These Earbuds Could Change The Way You Hear Live Music

Beef up the bass, add some echo: Meet the high-tech earbuds backed by Quincy Jones, Mark Ronson, and Hans Zimmer.

As First Aid Kit strummed through their set at Outside Lands in August, I stood at a distance with earbuds wedged into my head. I wasn't trying to muffle the Swedish duo's performance or listen to Spotify instead. Quite the opposite: I was listening to the show intently — with the bass turned up, and then the treble; I made the show quieter, and then louder; I listened to it live with reverb and without.

I could make those adjustments because my earbuds were designed to enhance sounds via a wirelessly connected smartphone app. Made by Doppler Labs, a San Francisco startup, these earbuds aim to be a new kind of wearable device that promises to augment and personalize the world around us.
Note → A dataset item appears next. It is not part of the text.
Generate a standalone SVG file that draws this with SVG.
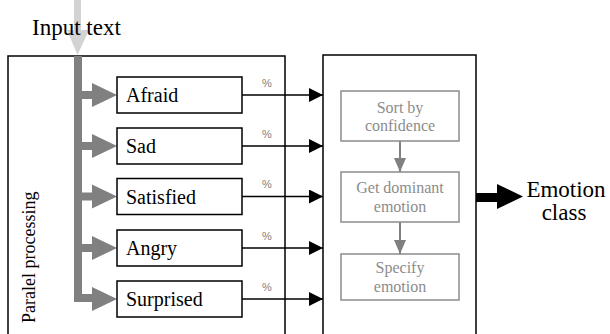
<svg xmlns="http://www.w3.org/2000/svg" width="610" height="334" viewBox="0 0 610 334">
<style>
.frame{fill:#fff;stroke:#000;stroke-width:1.5}
.box{fill:#fff;stroke:#000;stroke-width:1.5}
.gbox{fill:#fff;stroke:#8c8c8c;stroke-width:1.5}
.conn{stroke:#000;stroke-width:1.5;fill:none}
.garr{fill:#808080}
</style>
<defs>
<marker id="ah" markerWidth="14" markerHeight="14" refX="14" refY="7" orient="auto" markerUnits="userSpaceOnUse">
<path d="M0,0 L14,7 L0,14 Z" fill="#000"/>
</marker>
<marker id="gah" markerWidth="12" markerHeight="14" refX="6" refY="14" orient="0" markerUnits="userSpaceOnUse">
<path d="M0,0 L12,0 L6,14 Z" fill="#808080"/>
</marker>
</defs>

<g id="input">
<path d="M74,0 H81 V30 H89 L77.5,55 L67,30 H74 Z" fill="#d3d3d3"/>
<text x="32" y="35" font-family="Liberation Serif, serif" font-size="23" fill="#000">Input text</text>
</g>

<g id="parallel">
<rect class="frame" x="8" y="56" width="277" height="290"/>
<text font-family="Liberation Serif, serif" font-size="18" fill="#000" transform="translate(35,323) rotate(-90)">Paralel processing</text>
<path class="garr" d="M74,56 H82 V302 H74 Z"/>
</g>

<g id="aggregate">
<rect class="frame" x="323" y="55" width="153" height="290"/>
</g>

<g id="connectors">
<g class="garr">
<path d="M82,91 H92 V83 L117,95 L92,107 V99 H82 Z"/>
<path d="M82,142 H92 V134 L117,146 L92,158 V150 H82 Z"/>
<path d="M82,192.5 H92 V184.5 L117,196.5 L92,208.5 V200.5 H82 Z"/>
<path d="M82,244 H92 V236 L117,248 L92,260 V252 H82 Z"/>
<path d="M82,294 H92 V287 L117,299 L92,311 V302 H82 Z"/>
</g>
<line class="conn" x1="242" y1="95" x2="323" y2="95" marker-end="url(#ah)"/>
<line class="conn" x1="242" y1="146" x2="323" y2="146" marker-end="url(#ah)"/>
<line class="conn" x1="242" y1="196.5" x2="323" y2="196.5" marker-end="url(#ah)"/>
<line class="conn" x1="242" y1="248" x2="323" y2="248" marker-end="url(#ah)"/>
<line class="conn" x1="242" y1="299" x2="323" y2="299" marker-end="url(#ah)"/>
<line x1="400" y1="141" x2="400" y2="172" stroke="#808080" stroke-width="2" marker-end="url(#gah)"/>
<line x1="400" y1="222" x2="400" y2="254" stroke="#808080" stroke-width="2" marker-end="url(#gah)"/>
<path d="M476,193 H497 V184 L523,196.5 L497,209 V202 H476 Z" fill="#000"/>
</g>

<g font-family="Liberation Serif, serif" font-size="20" fill="#000">
<g id="afraid">
<rect class="box" x="117" y="77" width="125" height="36"/>
<text x="126" y="102">Afraid</text>
</g>
<g id="sad">
<rect class="box" x="117" y="128" width="125" height="36"/>
<text x="126" y="153">Sad</text>
</g>
<g id="satisfied">
<rect class="box" x="117" y="178.5" width="125" height="36"/>
<text x="126" y="203.5">Satisfied</text>
</g>
<g id="angry">
<rect class="box" x="117" y="230" width="125" height="36"/>
<text x="126" y="255">Angry</text>
</g>
<g id="surprised">
<rect class="box" x="117" y="281" width="125" height="36"/>
<text x="126" y="306">Surprised</text>
</g>
</g>

<g id="percent-labels" font-family="Liberation Sans, Arial, sans-serif" font-size="11" fill="#808080">
<text x="262" y="87">%</text>
<text x="262" y="138">%</text>
<text x="262" y="188">%</text>
<text x="262" y="240">%</text>
<text x="262" y="291">%</text>
</g>

<g font-family="Liberation Serif, serif" font-size="16" fill="#8c8c8c" text-anchor="middle">
<g id="sort">
<rect class="gbox" x="341" y="91" width="118" height="50"/>
<text x="400" y="113">Sort by</text>
<text x="400" y="131">confidence</text>
</g>
<g id="dominant">
<rect class="gbox" x="341" y="172" width="118" height="50"/>
<text x="400" y="193">Get dominant</text>
<text x="400" y="212">emotion</text>
</g>
<g id="specify">
<rect class="gbox" x="341" y="254" width="118" height="46"/>
<text x="400" y="273">Specify</text>
<text x="400" y="292">emotion</text>
</g>
</g>

<g id="output" font-family="Liberation Serif, serif" font-size="23" fill="#000" text-anchor="middle">
<text x="566" y="197">Emotion</text>
<text x="564" y="220">class</text>
</g>
</svg>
As wearable technology extends beyond the wrist and basic health and activity tracking, one of its next frontiers is audio. Some of these devices provide a high-tech twist on old-fashioned hearing aids by amplifying sound for people with hearing loss (Halo from Starkey Hearing Technologies, for example, syncs up to Apple and Android devices and Pebble smartwatches). In contrast, Doppler Lab's Here Active Listening System is a consumer device meant to enhance our everyday experience of sound, augmenting it and giving us a modicum of control over it.

Noah Kraft, the CEO and co-founder of Doppler Labs, is a die-hard concertgoer (and film producer and composer on the side) who found himself yearning for a way to crank up the bass at live shows. "We're big believers in the future of wearable tech being something that is really immersive," he told BuzzFeed News.

Founded in late 2013, Doppler Labs started out building earplugs that filter out specific frequencies to protect ears at loud shows while letting through quality sound. In June, it raised more than $600,000 on Kickstarter to support the development of its wireless earbuds. The following month, it announced a $17 million round of funding from investors that included music industry giants like Live Nation Entertainment, Universal Music Group, and the talent agency William Morris Endeavor. Other investors are bold-faced music moguls Quincy Jones, Mark Ronson, and Hans Zimmer, who's also an advisor.

The Here Active Listening System earbuds, which Doppler sold for $199 during the crowdfunding campaign, won't ship to backers until December. The company is targeting a niche audience — people who care deeply about live music. After December, Doppler will continue to sell the device, but at a higher price of $249 — and only to members of an invitation-only influencer program.

The pair of Here earbuds I tested at Outside Lands was a very early prototype, so while it generally worked as intended, I wasn't allowed to take it up to the speakers because I was told it had difficulty manipulating very loud sounds. The device's volume and equalizer controls, and effects — like fuzz, echo, and noise mask — seemed to work at a half-mile from the Outside Lands stage.

I'm not a frequent concertgoer or audiophile, so toying with Here's settings was not as intuitive for me as it might be for others. It took some time for me to find the proper levels for various effects, and as I searched for them, the music I was listening to was transformed in sometimes unexpected ways. Too much reverb made things sound heavy and distorted, for example. Some of the effects, like flange and echo, felt more novel than natural to me, and I couldn't imagine using them much at live shows like Outside Lands. That said, using Here to boost the bass made the music deeper and more vibrant, and it was nice to be able to adjust the volume of the concert I was listening to.

"If you go to a show right now, you have two options: hear it exactly as it is or walk out," Kraft said. "We just think you should have more dynamic control over it."

Doppler's technology isn't meant for music alone, Kraft explained. The company also plans to offer a range of Here presets that lower the volume of a baby's wails or mute the roar of an airplane or the din of traffic. "What that means is you can turn volume on your world down and get it exactly to the level you want," Kraft said.

Kraft envisions a future in which everyone hears only what they want to hear, where location data collected by your smartphone will automatically mute the sounds of the crowd around you as you stroll through the airport, or pulls up your preferred equalizer settings for a concert at Madison Square Garden. A bit further out: a future in which your earbuds translate a foreign language in real-time during a conversation. "It's obviously a very sci-fi future," Kraft said. "But it's not as far as off as I think people think."

That remains to be seen. And while Doppler Labs' Kickstarter has proven that some live music fans care enough to invest in personalizable earbuds, the larger question is whether the general population sees any value in personalizing the sounds of everyday life.